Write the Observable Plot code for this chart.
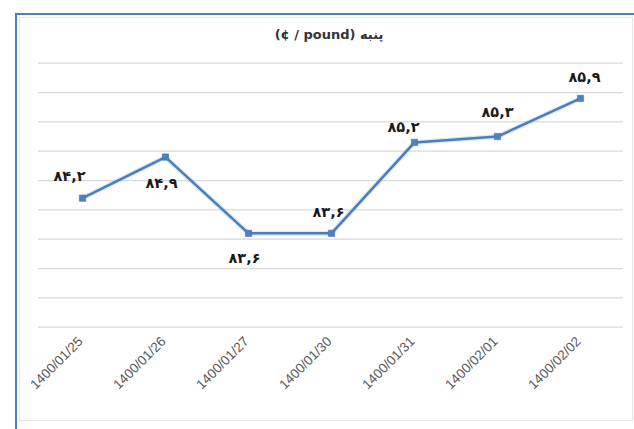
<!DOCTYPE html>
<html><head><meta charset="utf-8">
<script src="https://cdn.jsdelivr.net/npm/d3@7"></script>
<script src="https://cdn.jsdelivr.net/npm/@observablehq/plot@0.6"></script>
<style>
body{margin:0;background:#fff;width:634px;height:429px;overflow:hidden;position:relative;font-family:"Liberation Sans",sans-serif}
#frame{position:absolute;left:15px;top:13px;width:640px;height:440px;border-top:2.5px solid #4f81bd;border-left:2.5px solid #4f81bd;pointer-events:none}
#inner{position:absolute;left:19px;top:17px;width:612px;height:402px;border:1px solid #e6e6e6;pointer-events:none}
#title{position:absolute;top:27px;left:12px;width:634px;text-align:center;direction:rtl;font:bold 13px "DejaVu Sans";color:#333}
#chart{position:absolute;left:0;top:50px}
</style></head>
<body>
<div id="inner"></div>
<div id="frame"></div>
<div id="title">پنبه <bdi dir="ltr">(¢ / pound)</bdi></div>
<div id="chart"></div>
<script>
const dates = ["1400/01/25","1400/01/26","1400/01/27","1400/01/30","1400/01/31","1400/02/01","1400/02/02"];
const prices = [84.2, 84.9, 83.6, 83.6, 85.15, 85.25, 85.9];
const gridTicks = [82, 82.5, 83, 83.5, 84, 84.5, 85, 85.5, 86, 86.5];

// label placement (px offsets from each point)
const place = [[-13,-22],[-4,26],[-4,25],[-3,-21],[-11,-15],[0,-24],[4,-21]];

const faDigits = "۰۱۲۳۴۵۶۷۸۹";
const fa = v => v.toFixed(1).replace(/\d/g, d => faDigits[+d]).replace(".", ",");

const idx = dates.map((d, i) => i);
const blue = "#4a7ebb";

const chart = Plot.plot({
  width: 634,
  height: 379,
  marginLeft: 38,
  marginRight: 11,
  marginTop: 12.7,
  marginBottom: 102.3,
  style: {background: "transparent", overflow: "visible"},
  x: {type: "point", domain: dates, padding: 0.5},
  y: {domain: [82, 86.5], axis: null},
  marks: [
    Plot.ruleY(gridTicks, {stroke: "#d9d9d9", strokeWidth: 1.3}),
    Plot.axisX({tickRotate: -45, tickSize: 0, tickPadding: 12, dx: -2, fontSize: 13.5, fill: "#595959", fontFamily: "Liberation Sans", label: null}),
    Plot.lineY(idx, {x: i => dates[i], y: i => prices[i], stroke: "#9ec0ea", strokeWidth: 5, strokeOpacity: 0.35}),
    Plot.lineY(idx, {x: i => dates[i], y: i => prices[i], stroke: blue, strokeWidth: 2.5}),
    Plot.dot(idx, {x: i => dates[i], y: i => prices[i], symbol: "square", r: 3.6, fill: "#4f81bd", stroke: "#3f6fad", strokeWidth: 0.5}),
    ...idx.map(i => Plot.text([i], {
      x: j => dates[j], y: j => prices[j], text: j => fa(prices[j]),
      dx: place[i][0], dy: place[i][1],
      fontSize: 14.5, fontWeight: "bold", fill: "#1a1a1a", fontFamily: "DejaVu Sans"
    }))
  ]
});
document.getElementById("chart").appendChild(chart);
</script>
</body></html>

====================

- Prompt
Restate the whole of the material word for word without the pictures.

- Result below
Write the Observable Plot code for this chart.
<!DOCTYPE html>
<html><head><meta charset="utf-8">
<script src="https://cdn.jsdelivr.net/npm/d3@7"></script>
<script src="https://cdn.jsdelivr.net/npm/@observablehq/plot@0.6"></script>
<style>
body{margin:0;background:#fff;width:634px;height:429px;overflow:hidden;position:relative;font-family:"Liberation Sans",sans-serif}
#frame{position:absolute;left:15px;top:13px;width:640px;height:440px;border-top:2.5px solid #4f81bd;border-left:2.5px solid #4f81bd;pointer-events:none}
#inner{position:absolute;left:19px;top:17px;width:612px;height:402px;border:1px solid #e6e6e6;pointer-events:none}
#title{position:absolute;top:27px;left:12px;width:634px;text-align:center;direction:rtl;font:bold 13px "DejaVu Sans";color:#333}
#chart{position:absolute;left:0;top:50px}
</style></head>
<body>
<div id="inner"></div>
<div id="frame"></div>
<div id="title">پنبه <bdi dir="ltr">(¢ / pound)</bdi></div>
<div id="chart"></div>
<script>
const dates = ["1400/01/25","1400/01/26","1400/01/27","1400/01/30","1400/01/31","1400/02/01","1400/02/02"];
const prices = [84.2, 84.9, 83.6, 83.6, 85.15, 85.25, 85.9];
const gridTicks = [82, 82.5, 83, 83.5, 84, 84.5, 85, 85.5, 86, 86.5];

// label placement (px offsets from each point)
const place = [[-13,-22],[-4,26],[-4,25],[-3,-21],[-11,-15],[0,-24],[4,-21]];

const faDigits = "۰۱۲۳۴۵۶۷۸۹";
const fa = v => v.toFixed(1).replace(/\d/g, d => faDigits[+d]).replace(".", ",");

const idx = dates.map((d, i) => i);
const blue = "#4a7ebb";

const chart = Plot.plot({
  width: 634,
  height: 379,
  marginLeft: 38,
  marginRight: 11,
  marginTop: 12.7,
  marginBottom: 102.3,
  style: {background: "transparent", overflow: "visible"},
  x: {type: "point", domain: dates, padding: 0.5},
  y: {domain: [82, 86.5], axis: null},
  marks: [
    Plot.ruleY(gridTicks, {stroke: "#d9d9d9", strokeWidth: 1.3}),
    Plot.axisX({tickRotate: -45, tickSize: 0, tickPadding: 12, dx: -2, fontSize: 13.5, fill: "#595959", fontFamily: "Liberation Sans", label: null}),
    Plot.lineY(idx, {x: i => dates[i], y: i => prices[i], stroke: "#9ec0ea", strokeWidth: 5, strokeOpacity: 0.35}),
    Plot.lineY(idx, {x: i => dates[i], y: i => prices[i], stroke: blue, strokeWidth: 2.5}),
    Plot.dot(idx, {x: i => dates[i], y: i => prices[i], symbol: "square", r: 3.6, fill: "#4f81bd", stroke: "#3f6fad", strokeWidth: 0.5}),
    ...idx.map(i => Plot.text([i], {
      x: j => dates[j], y: j => prices[j], text: j => fa(prices[j]),
      dx: place[i][0], dy: place[i][1],
      fontSize: 14.5, fontWeight: "bold", fill: "#1a1a1a", fontFamily: "DejaVu Sans"
    }))
  ]
});
document.getElementById("chart").appendChild(chart);
</script>
</body></html>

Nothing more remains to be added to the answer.